_Data section_
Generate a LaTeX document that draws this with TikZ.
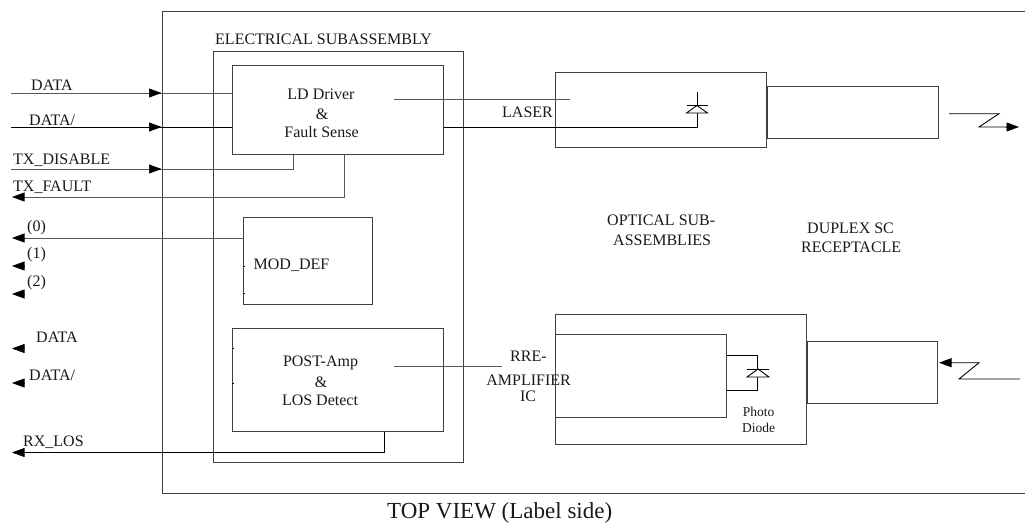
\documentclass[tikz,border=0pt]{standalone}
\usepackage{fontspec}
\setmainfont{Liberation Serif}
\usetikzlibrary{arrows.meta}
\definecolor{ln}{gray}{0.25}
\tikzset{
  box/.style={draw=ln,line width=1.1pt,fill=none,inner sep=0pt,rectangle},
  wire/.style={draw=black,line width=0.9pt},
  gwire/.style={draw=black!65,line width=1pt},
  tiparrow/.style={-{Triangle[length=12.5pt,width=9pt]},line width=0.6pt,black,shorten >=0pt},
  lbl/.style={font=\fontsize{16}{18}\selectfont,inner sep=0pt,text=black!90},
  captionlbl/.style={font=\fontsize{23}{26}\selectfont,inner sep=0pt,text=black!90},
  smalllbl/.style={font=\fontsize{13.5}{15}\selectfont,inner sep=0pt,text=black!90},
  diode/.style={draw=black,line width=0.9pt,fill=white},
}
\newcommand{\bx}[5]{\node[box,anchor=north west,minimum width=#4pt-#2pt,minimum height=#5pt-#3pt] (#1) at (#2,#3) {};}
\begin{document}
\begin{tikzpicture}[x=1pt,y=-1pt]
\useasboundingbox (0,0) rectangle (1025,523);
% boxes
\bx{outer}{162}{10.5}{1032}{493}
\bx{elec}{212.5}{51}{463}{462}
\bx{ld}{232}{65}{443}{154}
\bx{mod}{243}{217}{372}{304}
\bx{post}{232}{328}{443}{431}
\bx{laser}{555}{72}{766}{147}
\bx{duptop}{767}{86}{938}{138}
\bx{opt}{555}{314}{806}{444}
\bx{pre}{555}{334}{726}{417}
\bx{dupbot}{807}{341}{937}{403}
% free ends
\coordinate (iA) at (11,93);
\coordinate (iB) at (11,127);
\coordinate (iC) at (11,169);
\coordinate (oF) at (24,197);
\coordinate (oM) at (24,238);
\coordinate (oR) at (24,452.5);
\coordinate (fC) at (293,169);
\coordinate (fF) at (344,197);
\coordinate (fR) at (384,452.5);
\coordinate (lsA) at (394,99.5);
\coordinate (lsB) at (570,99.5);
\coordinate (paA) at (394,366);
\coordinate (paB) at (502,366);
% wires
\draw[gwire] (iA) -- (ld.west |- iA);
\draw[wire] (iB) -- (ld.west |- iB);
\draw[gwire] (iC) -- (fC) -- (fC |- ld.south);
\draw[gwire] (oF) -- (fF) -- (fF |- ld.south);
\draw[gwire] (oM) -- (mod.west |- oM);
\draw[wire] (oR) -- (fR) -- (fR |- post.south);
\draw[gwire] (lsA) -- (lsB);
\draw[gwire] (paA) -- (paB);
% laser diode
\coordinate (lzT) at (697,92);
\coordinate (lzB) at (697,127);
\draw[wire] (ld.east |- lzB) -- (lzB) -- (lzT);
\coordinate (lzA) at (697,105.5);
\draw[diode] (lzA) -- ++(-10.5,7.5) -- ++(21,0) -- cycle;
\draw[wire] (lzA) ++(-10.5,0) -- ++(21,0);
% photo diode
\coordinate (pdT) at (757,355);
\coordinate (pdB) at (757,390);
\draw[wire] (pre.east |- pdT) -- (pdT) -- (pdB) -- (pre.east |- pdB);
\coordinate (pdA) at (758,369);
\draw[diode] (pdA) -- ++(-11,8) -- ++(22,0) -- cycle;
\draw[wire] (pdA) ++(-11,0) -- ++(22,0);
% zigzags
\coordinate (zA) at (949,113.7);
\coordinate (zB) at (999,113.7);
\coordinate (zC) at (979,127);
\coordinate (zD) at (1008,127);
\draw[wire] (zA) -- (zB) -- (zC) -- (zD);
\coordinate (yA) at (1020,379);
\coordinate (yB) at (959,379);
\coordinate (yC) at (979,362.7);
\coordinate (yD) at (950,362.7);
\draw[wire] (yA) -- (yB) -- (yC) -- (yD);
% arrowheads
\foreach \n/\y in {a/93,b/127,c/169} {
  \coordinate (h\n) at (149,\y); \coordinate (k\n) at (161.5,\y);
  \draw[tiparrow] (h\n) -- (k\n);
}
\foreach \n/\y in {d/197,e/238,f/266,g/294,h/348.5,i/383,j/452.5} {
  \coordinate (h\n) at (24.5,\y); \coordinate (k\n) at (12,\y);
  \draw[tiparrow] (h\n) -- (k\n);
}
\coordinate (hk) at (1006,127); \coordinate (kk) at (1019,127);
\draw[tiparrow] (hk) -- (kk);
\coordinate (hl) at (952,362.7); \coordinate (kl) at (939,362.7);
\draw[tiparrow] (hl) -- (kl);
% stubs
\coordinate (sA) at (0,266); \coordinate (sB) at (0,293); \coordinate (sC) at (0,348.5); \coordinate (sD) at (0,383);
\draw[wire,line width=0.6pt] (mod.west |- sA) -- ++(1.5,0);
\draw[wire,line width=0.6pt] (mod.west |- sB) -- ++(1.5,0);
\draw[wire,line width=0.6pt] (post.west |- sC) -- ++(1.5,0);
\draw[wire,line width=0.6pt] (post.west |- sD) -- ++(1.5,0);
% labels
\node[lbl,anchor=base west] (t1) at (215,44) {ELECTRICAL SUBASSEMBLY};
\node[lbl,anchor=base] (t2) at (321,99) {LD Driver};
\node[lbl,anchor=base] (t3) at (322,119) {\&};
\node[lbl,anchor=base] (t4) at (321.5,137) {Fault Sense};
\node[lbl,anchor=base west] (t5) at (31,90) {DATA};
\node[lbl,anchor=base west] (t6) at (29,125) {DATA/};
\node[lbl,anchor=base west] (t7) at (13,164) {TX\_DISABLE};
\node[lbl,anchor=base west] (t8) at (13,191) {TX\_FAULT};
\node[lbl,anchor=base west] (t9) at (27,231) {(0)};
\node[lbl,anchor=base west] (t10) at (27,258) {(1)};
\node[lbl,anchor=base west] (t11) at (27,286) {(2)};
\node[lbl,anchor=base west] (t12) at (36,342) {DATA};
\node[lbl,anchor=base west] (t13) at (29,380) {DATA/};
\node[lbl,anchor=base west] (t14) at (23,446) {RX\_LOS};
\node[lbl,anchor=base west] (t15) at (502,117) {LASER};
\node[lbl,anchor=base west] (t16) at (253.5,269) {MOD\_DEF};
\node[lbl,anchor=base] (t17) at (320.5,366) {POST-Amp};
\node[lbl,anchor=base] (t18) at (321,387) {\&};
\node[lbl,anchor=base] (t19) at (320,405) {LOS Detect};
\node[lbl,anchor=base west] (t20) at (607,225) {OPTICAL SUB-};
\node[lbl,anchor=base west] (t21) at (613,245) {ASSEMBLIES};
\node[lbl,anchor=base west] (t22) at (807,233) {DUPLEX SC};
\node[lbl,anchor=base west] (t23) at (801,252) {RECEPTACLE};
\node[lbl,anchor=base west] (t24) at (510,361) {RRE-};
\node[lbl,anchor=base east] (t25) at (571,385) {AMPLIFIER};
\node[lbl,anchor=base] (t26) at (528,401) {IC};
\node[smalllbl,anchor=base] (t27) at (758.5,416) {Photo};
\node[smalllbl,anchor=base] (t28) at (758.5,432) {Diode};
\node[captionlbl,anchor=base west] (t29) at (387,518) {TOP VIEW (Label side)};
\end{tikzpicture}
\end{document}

_Task goal_
Give every line back word for word and leave the pictures out.

_Output for this task_
Generate a LaTeX document that draws this with TikZ.
\documentclass[tikz,border=0pt]{standalone}
\usepackage{fontspec}
\setmainfont{Liberation Serif}
\usetikzlibrary{arrows.meta}
\definecolor{ln}{gray}{0.25}
\tikzset{
  box/.style={draw=ln,line width=1.1pt,fill=none,inner sep=0pt,rectangle},
  wire/.style={draw=black,line width=0.9pt},
  gwire/.style={draw=black!65,line width=1pt},
  tiparrow/.style={-{Triangle[length=12.5pt,width=9pt]},line width=0.6pt,black,shorten >=0pt},
  lbl/.style={font=\fontsize{16}{18}\selectfont,inner sep=0pt,text=black!90},
  captionlbl/.style={font=\fontsize{23}{26}\selectfont,inner sep=0pt,text=black!90},
  smalllbl/.style={font=\fontsize{13.5}{15}\selectfont,inner sep=0pt,text=black!90},
  diode/.style={draw=black,line width=0.9pt,fill=white},
}
\newcommand{\bx}[5]{\node[box,anchor=north west,minimum width=#4pt-#2pt,minimum height=#5pt-#3pt] (#1) at (#2,#3) {};}
\begin{document}
\begin{tikzpicture}[x=1pt,y=-1pt]
\useasboundingbox (0,0) rectangle (1025,523);
% boxes
\bx{outer}{162}{10.5}{1032}{493}
\bx{elec}{212.5}{51}{463}{462}
\bx{ld}{232}{65}{443}{154}
\bx{mod}{243}{217}{372}{304}
\bx{post}{232}{328}{443}{431}
\bx{laser}{555}{72}{766}{147}
\bx{duptop}{767}{86}{938}{138}
\bx{opt}{555}{314}{806}{444}
\bx{pre}{555}{334}{726}{417}
\bx{dupbot}{807}{341}{937}{403}
% free ends
\coordinate (iA) at (11,93);
\coordinate (iB) at (11,127);
\coordinate (iC) at (11,169);
\coordinate (oF) at (24,197);
\coordinate (oM) at (24,238);
\coordinate (oR) at (24,452.5);
\coordinate (fC) at (293,169);
\coordinate (fF) at (344,197);
\coordinate (fR) at (384,452.5);
\coordinate (lsA) at (394,99.5);
\coordinate (lsB) at (570,99.5);
\coordinate (paA) at (394,366);
\coordinate (paB) at (502,366);
% wires
\draw[gwire] (iA) -- (ld.west |- iA);
\draw[wire] (iB) -- (ld.west |- iB);
\draw[gwire] (iC) -- (fC) -- (fC |- ld.south);
\draw[gwire] (oF) -- (fF) -- (fF |- ld.south);
\draw[gwire] (oM) -- (mod.west |- oM);
\draw[wire] (oR) -- (fR) -- (fR |- post.south);
\draw[gwire] (lsA) -- (lsB);
\draw[gwire] (paA) -- (paB);
% laser diode
\coordinate (lzT) at (697,92);
\coordinate (lzB) at (697,127);
\draw[wire] (ld.east |- lzB) -- (lzB) -- (lzT);
\coordinate (lzA) at (697,105.5);
\draw[diode] (lzA) -- ++(-10.5,7.5) -- ++(21,0) -- cycle;
\draw[wire] (lzA) ++(-10.5,0) -- ++(21,0);
% photo diode
\coordinate (pdT) at (757,355);
\coordinate (pdB) at (757,390);
\draw[wire] (pre.east |- pdT) -- (pdT) -- (pdB) -- (pre.east |- pdB);
\coordinate (pdA) at (758,369);
\draw[diode] (pdA) -- ++(-11,8) -- ++(22,0) -- cycle;
\draw[wire] (pdA) ++(-11,0) -- ++(22,0);
% zigzags
\coordinate (zA) at (949,113.7);
\coordinate (zB) at (999,113.7);
\coordinate (zC) at (979,127);
\coordinate (zD) at (1008,127);
\draw[wire] (zA) -- (zB) -- (zC) -- (zD);
\coordinate (yA) at (1020,379);
\coordinate (yB) at (959,379);
\coordinate (yC) at (979,362.7);
\coordinate (yD) at (950,362.7);
\draw[wire] (yA) -- (yB) -- (yC) -- (yD);
% arrowheads
\foreach \n/\y in {a/93,b/127,c/169} {
  \coordinate (h\n) at (149,\y); \coordinate (k\n) at (161.5,\y);
  \draw[tiparrow] (h\n) -- (k\n);
}
\foreach \n/\y in {d/197,e/238,f/266,g/294,h/348.5,i/383,j/452.5} {
  \coordinate (h\n) at (24.5,\y); \coordinate (k\n) at (12,\y);
  \draw[tiparrow] (h\n) -- (k\n);
}
\coordinate (hk) at (1006,127); \coordinate (kk) at (1019,127);
\draw[tiparrow] (hk) -- (kk);
\coordinate (hl) at (952,362.7); \coordinate (kl) at (939,362.7);
\draw[tiparrow] (hl) -- (kl);
% stubs
\coordinate (sA) at (0,266); \coordinate (sB) at (0,293); \coordinate (sC) at (0,348.5); \coordinate (sD) at (0,383);
\draw[wire,line width=0.6pt] (mod.west |- sA) -- ++(1.5,0);
\draw[wire,line width=0.6pt] (mod.west |- sB) -- ++(1.5,0);
\draw[wire,line width=0.6pt] (post.west |- sC) -- ++(1.5,0);
\draw[wire,line width=0.6pt] (post.west |- sD) -- ++(1.5,0);
% labels
\node[lbl,anchor=base west] (t1) at (215,44) {ELECTRICAL SUBASSEMBLY};
\node[lbl,anchor=base] (t2) at (321,99) {LD Driver};
\node[lbl,anchor=base] (t3) at (322,119) {\&};
\node[lbl,anchor=base] (t4) at (321.5,137) {Fault Sense};
\node[lbl,anchor=base west] (t5) at (31,90) {DATA};
\node[lbl,anchor=base west] (t6) at (29,125) {DATA/};
\node[lbl,anchor=base west] (t7) at (13,164) {TX\_DISABLE};
\node[lbl,anchor=base west] (t8) at (13,191) {TX\_FAULT};
\node[lbl,anchor=base west] (t9) at (27,231) {(0)};
\node[lbl,anchor=base west] (t10) at (27,258) {(1)};
\node[lbl,anchor=base west] (t11) at (27,286) {(2)};
\node[lbl,anchor=base west] (t12) at (36,342) {DATA};
\node[lbl,anchor=base west] (t13) at (29,380) {DATA/};
\node[lbl,anchor=base west] (t14) at (23,446) {RX\_LOS};
\node[lbl,anchor=base west] (t15) at (502,117) {LASER};
\node[lbl,anchor=base west] (t16) at (253.5,269) {MOD\_DEF};
\node[lbl,anchor=base] (t17) at (320.5,366) {POST-Amp};
\node[lbl,anchor=base] (t18) at (321,387) {\&};
\node[lbl,anchor=base] (t19) at (320,405) {LOS Detect};
\node[lbl,anchor=base west] (t20) at (607,225) {OPTICAL SUB-};
\node[lbl,anchor=base west] (t21) at (613,245) {ASSEMBLIES};
\node[lbl,anchor=base west] (t22) at (807,233) {DUPLEX SC};
\node[lbl,anchor=base west] (t23) at (801,252) {RECEPTACLE};
\node[lbl,anchor=base west] (t24) at (510,361) {RRE-};
\node[lbl,anchor=base east] (t25) at (571,385) {AMPLIFIER};
\node[lbl,anchor=base] (t26) at (528,401) {IC};
\node[smalllbl,anchor=base] (t27) at (758.5,416) {Photo};
\node[smalllbl,anchor=base] (t28) at (758.5,432) {Diode};
\node[captionlbl,anchor=base west] (t29) at (387,518) {TOP VIEW (Label side)};
\end{tikzpicture}
\end{document}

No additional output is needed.